De rechtbank heeft dat niet onderkend. Dit betekent dat de aangevallen uitspraak moet worden vernietigd. Doende wat de rechtbank had behoren te doen, zal de Raad de beroepen gegrond verklaren en de bestreden besluiten vernietigen wegens strijd met de wet.
4.3.
Aansluitend dient te worden bezien welk vervolg aan deze uitkomst wordt gegeven. In dit geval kunnen de rechtsgevolgen van de bestreden besluiten niet in stand worden gelaten en kan de Raad evenmin zelf in de zaak voorzien. Daartoe is onvoldoende informatie voorhanden.

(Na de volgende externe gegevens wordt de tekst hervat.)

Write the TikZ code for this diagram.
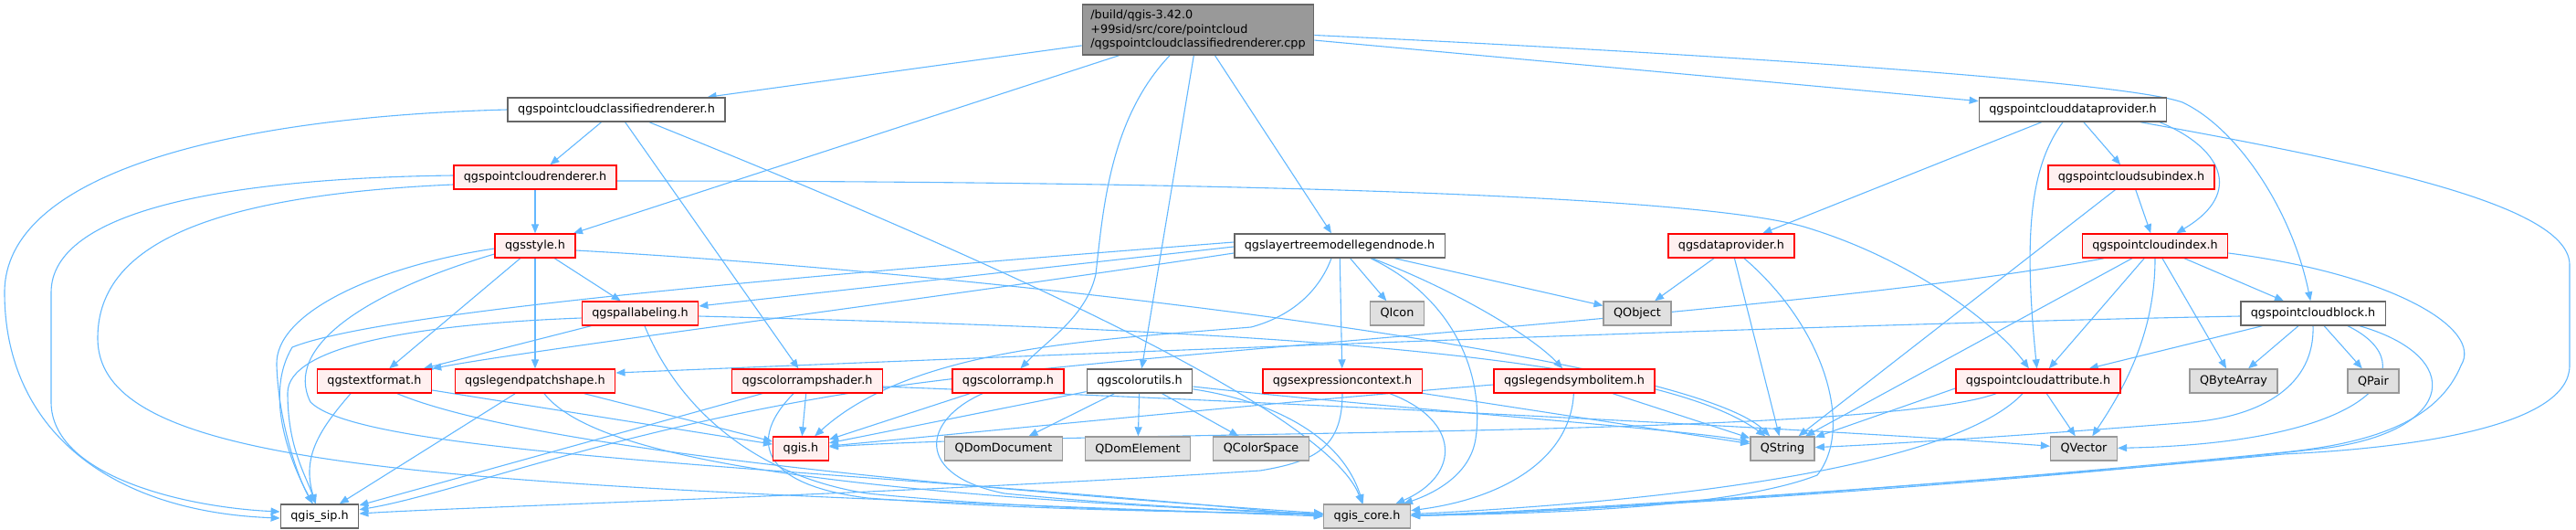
\documentclass[tikz,border=0pt]{standalone}
\usepackage{fontspec}
\newfontfamily\dvs{DejaVu Sans}
\usetikzlibrary{arrows.meta}
\definecolor{edgecol}{HTML}{63B8FF}
\definecolor{mainfill}{HTML}{999999}
\definecolor{maindraw}{HTML}{666666}
\definecolor{redfill}{HTML}{FFF0F0}
\definecolor{reddraw}{HTML}{FF0000}
\definecolor{graydraw}{HTML}{666666}
\definecolor{qtfill}{HTML}{E0E0E0}
\definecolor{qtdraw}{HTML}{999999}
\pgfdeclarelayer{bg}
\pgfsetlayers{bg,main}
\tikzset{
  box/.style={draw, rectangle, line width=1.4pt, minimum height=26pt, inner xsep=11pt, inner ysep=0pt,
    font={\dvs\fontsize{12.8pt}{15.5pt}\selectfont}, text=black},
  mainbox/.style={box, fill=mainfill, draw=maindraw, align=left, minimum height=55pt, inner xsep=9pt},
  redbox/.style={box, fill=redfill, draw=reddraw},
  whitebox/.style={box, fill=white, draw=graydraw},
  qtbox/.style={box, fill=qtfill, draw=qtdraw},
  edge/.style={draw=edgecol, line width=1.1pt, -{Triangle[length=10pt,width=8pt]}},
}
\begin{document}
\begin{tikzpicture}[x=1pt,y=-1pt]
\useasboundingbox (0,0) rectangle (2821,579);
% nodes
\node[mainbox] (M) at (1312,32.5) {/build/qgis-3.42.0\\+99sid/src/core/pointcloud\\/qgspointcloudclassifiedrenderer.cpp};
\node[whitebox] (C) at (675,120) {qgspointcloudclassifiedrenderer.h};
\node[whitebox] (DP) at (2270,120) {qgspointclouddataprovider.h};
\node[redbox] (R) at (586,194) {qgspointcloudrenderer.h};
\node[redbox] (SI) at (2334,194) {qgspointcloudsubindex.h};
\node[redbox] (S) at (586,269) {qgsstyle.h};
\node[whitebox] (L) at (1467,269) {qgslayertreemodellegendnode.h};
\node[redbox] (QDP) at (1896,269) {qgsdataprovider.h};
\node[redbox] (PI) at (2360,269) {qgspointcloudindex.h};
\node[redbox] (PL) at (701,343) {qgspallabeling.h};
\node[qtbox] (QIcon) at (1530,343) {QIcon};
\node[qtbox] (QObject) at (1793,343) {QObject};
\node[whitebox] (PB) at (2533,343) {qgspointcloudblock.h};
\node[redbox] (TF) at (410,417) {qgstextformat.h};
\node[redbox] (LPS) at (586,417) {qgslegendpatchshape.h};
\node[redbox] (CRS) at (884,417) {qgscolorrampshader.h};
\node[redbox] (CR) at (1104,417) {qgscolorramp.h};
\node[whitebox] (CU) at (1248,417) {qgscolorutils.h};
\node[redbox] (EC) at (1470,417) {qgsexpressioncontext.h};
\node[redbox] (LSI) at (1724,417) {qgslegendsymbolitem.h};
\node[redbox] (PA) at (2232,417) {qgspointcloudattribute.h};
\node[qtbox] (QBA) at (2446,417) {QByteArray};
\node[qtbox] (QPair) at (2599,417) {QPair};
\node[redbox] (qgis) at (877,491) {qgis.h};
\node[qtbox] (QDD) at (1099,491) {QDomDocument};
\node[qtbox] (QDE) at (1246,491) {QDomElement};
\node[qtbox] (QCS) at (1381,491) {QColorSpace};
\node[qtbox] (QString) at (1952,491) {QString};
\node[qtbox] (QVector) at (2282,491) {QVector};
\node[whitebox] (sip) at (350,565) {qgis\_sip.h};
\node[qtbox] (core) at (1497,565) {qgis\_core.h};
% edges
\begin{pgfonlayer}{bg}
% main
\draw[edge] (M) -- (C);
\draw[edge] (M) -- (S);
\draw[edge] (M) -- (L);
\draw[edge] ([xshift=-31pt]M.south) .. controls (1215,130) and (1208,230) .. (1200,300) .. controls (1190,345) and (1150,370) .. (CR);
\draw[edge] (M) -- (CU);
\draw[edge] (M) -- (DP);
\draw[edge] ([yshift=-6pt]M.east) .. controls (1900,60) and (2330,90) .. (2390,112) .. controls (2450,140) and (2510,230) .. (PB);
% C
\draw[edge] (C) -- (R);
\draw[edge] (C) -- (CRS);
\draw[edge] (C.west) .. controls (250,128) and (5,190) .. (5,320) .. controls (5,470) and (120,560) .. ([yshift=-2pt]sip.west);
\draw[edge] ([xshift=36pt]C.south) .. controls (1000,250) and (1450,440) .. (core);
% R
\draw[edge] (R) -- (S);
\draw[edge] ([yshift=-4pt]R.east) .. controls (1300,198) and (1850,212) .. (1975,248) .. controls (2100,285) and (2190,360) .. (PA);
\draw[edge] ([yshift=2pt]R.west) .. controls (250,195) and (56,230) .. (56,320) -- (56,440) .. controls (56,520) and (200,555) .. ([yshift=5pt]sip.west);
\draw[edge] ([yshift=-8pt]R.west) .. controls (200,215) and (107,280) .. (107,370) .. controls (107,520) and (500,530) .. (core.west);
% S
\draw[edge] (S) -- (TF);
\draw[edge] (S) -- (LPS);
\draw[edge] (S) -- (PL);
\draw[edge] ([yshift=-5pt]S.east) .. controls (1100,300) and (1850,390) .. (QString);
\draw[edge] ([yshift=-3pt]S.west) .. controls (420,290) and (300,340) .. (303,400) .. controls (305,460) and (325,520) .. (sip);
\draw[edge] ([yshift=-9pt]S.west) .. controls (400,320) and (310,380) .. (340,440) .. controls (400,500) and (900,510) .. (core.west);
% L
\draw[edge] (L) -- (QIcon);
\draw[edge] (L) -- (QObject);
\draw[edge] (L) -- (EC);
\draw[edge] (L) .. controls (1600,320) and (1680,370) .. (LSI);
\draw[edge] ([yshift=-1pt]L.west) -- ([yshift=8pt]PL.east);
\draw[edge] ([yshift=-8pt]L.west) .. controls (1000,330) and (600,380) .. (TF.north east);
\draw[edge] ([yshift=4pt]L.west) .. controls (900,300) and (420,340) .. (320,380) .. controls (290,430) and (315,500) .. (sip);
\draw[edge] ([xshift=34pt]L.south) .. controls (1600,330) and (1625,420) .. (1616,480) .. controls (1610,520) and (1570,540) .. (core);
\draw[edge] ([xshift=-9pt]L.south) .. controls (1440,330) and (1400,350) .. (1370,358) .. controls (1200,372) and (1000,380) .. (qgis);
% PL
\draw[edge] (PL) -- (TF);
\draw[edge] ([yshift=-3pt]PL.east) .. controls (1300,360) and (1800,380) .. (QString);
\draw[edge] ([yshift=-5pt]PL.west) .. controls (450,355) and (315,380) .. (315,430) .. controls (315,490) and (335,520) .. (sip);
\draw[edge] ([xshift=5pt]PL.south) .. controls (740,440) and (820,520) .. (950,540) .. controls (1150,560) and (1350,560) .. (core);
% TF
\draw[edge] (TF) -- (qgis);
\draw[edge] ([xshift=-26pt]TF.south) .. controls (350,470) and (330,500) .. (sip);
\draw[edge] ([xshift=25pt]TF.south) .. controls (600,500) and (1200,545) .. (core);
% LPS
\draw[edge] (LPS) -- (qgis);
\draw[edge] (LPS) -- (sip);
\draw[edge] ([xshift=10pt]LPS.south) .. controls (650,500) and (900,540) .. (core);
% CRS
\draw[edge] (CRS) -- (qgis);
\draw[edge] (CRS) -- (sip);
\draw[edge] ([xshift=-15pt]CRS.south) .. controls (820,480) and (830,530) .. (950,545) .. controls (1150,560) and (1350,560) .. (core);
\draw[edge] ([yshift=-6pt]CRS.east) .. controls (1400,440) and (2000,470) .. (QVector);
% CR
\draw[edge] (CR) -- (qgis);
\draw[edge] ([xshift=-28pt]CR.south) .. controls (1010,460) and (1000,520) .. (1100,540) .. controls (1250,555) and (1400,560) .. (core);
% CU
\draw[edge] (CU) -- (QDD);
\draw[edge] (CU) -- (QDE);
\draw[edge] (CU) -- (QCS);
\draw[edge] (CU) -- (qgis);
\draw[edge] (CU) .. controls (1400,440) and (1470,480) .. (core);
\draw[edge] ([yshift=-6pt]CU.east) .. controls (1500,445) and (1850,470) .. (QString);
% EC
\draw[edge] (EC) -- (QString);
\draw[edge] ([xshift=52pt]EC.south) .. controls (1600,460) and (1600,520) .. (core);
\draw[edge] (EC.south) .. controls (1470,490) and (1440,505) .. (1380,515) .. controls (1000,540) and (500,555) .. (sip);
% LSI
\draw[edge] (LSI) .. controls (1720,500) and (1650,545) .. (core);
\draw[edge] (LSI) -- (QString);
\draw[edge] ([yshift=-4pt]LSI.west) .. controls (1400,440) and (1100,470) .. (qgis);
% QDP
\draw[edge] (QDP) -- (QObject);
\draw[edge] (QDP) -- (QString);
\draw[edge] ([xshift=14pt]QDP.south) .. controls (2000,360) and (2030,470) .. (1990,520) .. controls (1900,555) and (1700,562) .. (core);
% DP
\draw[edge] (DP) -- (QDP);
\draw[edge] (DP) -- (SI);
\draw[edge] ([xshift=95pt]DP.south) .. controls (2430,160) and (2460,210) .. (PI);
\draw[edge] ([xshift=-11pt]DP.south) .. controls (2225,180) and (2215,250) .. (PA);
\draw[edge] ([xshift=74pt]DP.south) .. controls (2600,180) and (2814,225) .. (2814,290) -- (2814,400) .. controls (2814,465) and (2650,490) .. (2500,497) .. controls (2150,530) and (1700,560) .. (core);
% SI
\draw[edge] (SI) -- (PI);
\draw[edge] (SI) -- (QString);
% PI
\draw[edge] (PI) -- (PB);
\draw[edge] (PI) -- (PA);
\draw[edge] (PI) -- (QBA);
\draw[edge] (PI.south) .. controls (2360,360) and (2330,420) .. (QVector);
\draw[edge] (PI) -- (QString);
\draw[edge] ([yshift=-8pt]PI.east) .. controls (2620,300) and (2720,360) .. (2695,400) .. controls (2670,460) and (2600,485) .. (2500,495) .. controls (2150,530) and (1700,562) .. (core);
\draw[edge] ([xshift=-56pt]PI.south) .. controls (2000,340) and (1300,380) .. (1000,420) .. controls (700,460) and (500,540) .. (sip);
% PB
\draw[edge] (PB) -- (PA);
\draw[edge] (PB) -- (QBA);
\draw[edge] (PB) -- (QPair);
\draw[edge] ([xshift=38pt]PB.south) .. controls (2660,400) and (2600,485) .. (QVector);
\draw[edge] ([xshift=51pt]PB.south) .. controls (2700,390) and (2690,470) .. (2550,490) .. controls (2200,530) and (1700,562) .. (core);
\draw[edge] (PB.south) .. controls (2535,420) and (2480,455) .. (2400,462) .. controls (2200,478) and (2050,487) .. (QString);
\draw[edge] ([yshift=-3pt]PB.west) .. controls (2000,355) and (1300,382) .. ([yshift=9pt]LPS.east);
% PA
\draw[edge] ([yshift=-8pt]PA.west) -- (QString);
\draw[edge] (PA) -- (QVector);
\draw[edge] ([xshift=-46pt]PA.south) .. controls (2050,480) and (1200,470) .. (qgis);
\draw[edge] ([xshift=-17pt]PA.south) .. controls (2150,500) and (1900,545) .. (core);
\end{pgfonlayer}
\end{tikzpicture}
\end{document}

De Raad ziet geen aanleiding tot toepassing van de zogenoemde bestuurlijke lus en zal het college opdracht geven om opnieuw op de bezwaren tegen de uitkeringsspecificaties van de bijstand over de maanden augustus tot en met november 2013 te beslissen met inachtneming van wat onder 4.1 is overwogen.
4.4.
Wat appellant verder ten aanzien van de afzonderlijke uitkeringsspecificaties heeft aangevoerd behoeft, gelet op 4.2 en 4.3, geen verdere bespreking meer.
5. Met het oog op een voortvarende afdoening van het geschil bestaat aanleiding om met toepassing van artikel 8:113, tweede lid, van de Algemene wet bestuursrecht te bepalen dat tegen het door het college te nemen nieuwe besluit op bezwaar slechts bij de Raad beroep kan worden ingesteld.
6. Aanleiding bestaat het college te veroordelen in de proceskosten van appellant. Deze kosten worden begroot op € 992,- in beroep (1 punt voor het indienen van het beroepschrift en 1 punt voor het bijwonen van de zitting, € 496,- per punt) en € 992,- in hoger beroep (1 punt voor het indienen van het hoger beroepschrift, 0,5 punt voor het bijwonen van de zitting en een 0,5 punt voor het bijwonen van de nieuwe zitting, waarbij wordt aangetekend dat de samenhangende beroepen gevoegd zijn behandeld, € 496,- per punt), in totaal derhalve
€ 1.984,- voor verleende rechtsbijstand.

BESLISSING

De Centrale Raad van Beroep
- vernietigt de aangevallen uitspraak;
- verklaart de beroepen gegrond en vernietigt de besluiten van 18 november 2013 en
28 januari 2014;
- draagt het college op om opnieuw op de bezwaren te beslissen met inachtneming van deze
uitspraak;
- bepaalt dat tegen het door het college te nemen nieuwe besluit op bezwaar slechts beroep bij
de Raad kan worden ingesteld;
- veroordeelt het college in de proceskosten van appellant tot een bedrag van € 1.984,-;
- bepaalt dat het college aan appellant het in beroep en in hoger beroep betaalde griffierecht
van in totaal € 166,- vergoedt;
Deze uitspraak is gedaan door M. Hillen als voorzitter en G.M.G. Hink en J.C.F. Talman als leden, in tegenwoordigheid van C. Moustaïne als griffier. De beslissing is uitgesproken in het openbaar op 14 juni 2016.